Because the truth is I do need help. I am trying so hard to keep going on my own when I don’t know the first thing about living without my boys.
Being in school again comes with it’s graces as well as it’s challenges. In some ways, being surrounded by people who know very little, if not nothing of my personal life and challenges can be really nice. They don’t look at me knowingly on the bad days when my face betrays my true feelings, and since they don’t know me well enough to know of my problems they also don’t know me well enough to say anything impolite or intrusive on those days as well.
But its awful as well. In complete honesty, one of the hardest things about living without my babies is the fact that no one knows. Not being able to talk about them is so difficult, like my whole year last year didn’t even happen. No one talks about them or asks how they’re doing, although they can’t be doing any differently even if people knew to ask. I can’t talk about them without getting confused looks and exclamations of, “if you have kids, then who’s with them now?” It’s understandable, because the majority of my classmates and peers have no idea what I’m going through and the few who do don’t know what to say or how to broach such a delicate or “sad” topic without making themselves uncomfortable.
My situation makes the bad days worse, and since I’ve never been the best at speaking out what I’m dealing with I even have teachers who are (unknowingly) insensitive to the difficulty I’m working through.
Anyone who’s been through a life altering event like this can attest that at first you’re surrounded by love and support of people who care, but as time passes, there are less and less people concerned with how you’re doing as they move on to other bits of life. That’s how it’s supposed to be, because in reality everyone is dealing with or going through something tough in their own lives, and its everyone’s job as a society member and feeling human to empathize with those hurting.

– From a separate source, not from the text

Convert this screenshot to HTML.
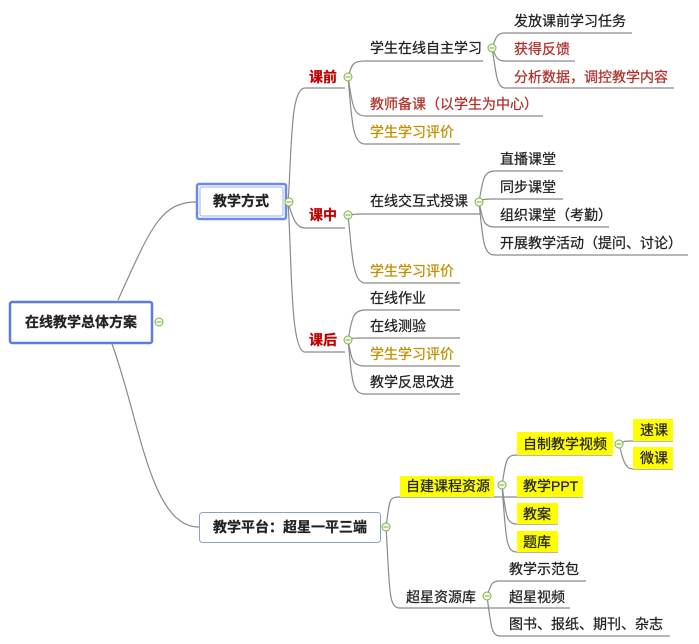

Those same people could also tell you that although they had lots of support at first, the grieving doesn’t just suddenly get easier one some magical number of months or years have passed. There are highs and lows, and every person processes the intricacies of their own grief differently.
I think it was President Kimball who said, “Every trial you are faced with in this life is necessary for your salvation…” (I’m paraphrasing so please forgive me.) To me this shows that our lives, though not strictly set in one path that is unchangeable, are in some ways predetermined for our own benefit. Although it’s hard for me to accept these days, I believe that we each got to choose to accept these major life events and challenges we go through in this life. We accepted trials knowing the outcome of each one and the blessings we would receive as a result of our faithfulness and willingness.
-When will I be a mother here on earth as well as in heaven?
“Love … is the pot of gold at the end of the rainbow. Yet, it is more than the end of the rainbow. Love is at the beginning also, and from it springs the beauty that arches across the sky on a stormy day. Love is the security for which children weep, the yearning of youth, the adhesive that binds marriage, and the lubricant that prevents devastating friction in the home; it is the peace of old age, the sunlight of hope shining through death. How rich are those who enjoy it in their associations with family, friends, church, and neighbors.” (President Gordon B. Hinkley)
I know one day- one distant day -I will be able to look back on life and know that so much of what I learned and gained came as a result of conceiving, carrying, loving, and relinquishing my first born twins. And somehow I’ll be thankful for it.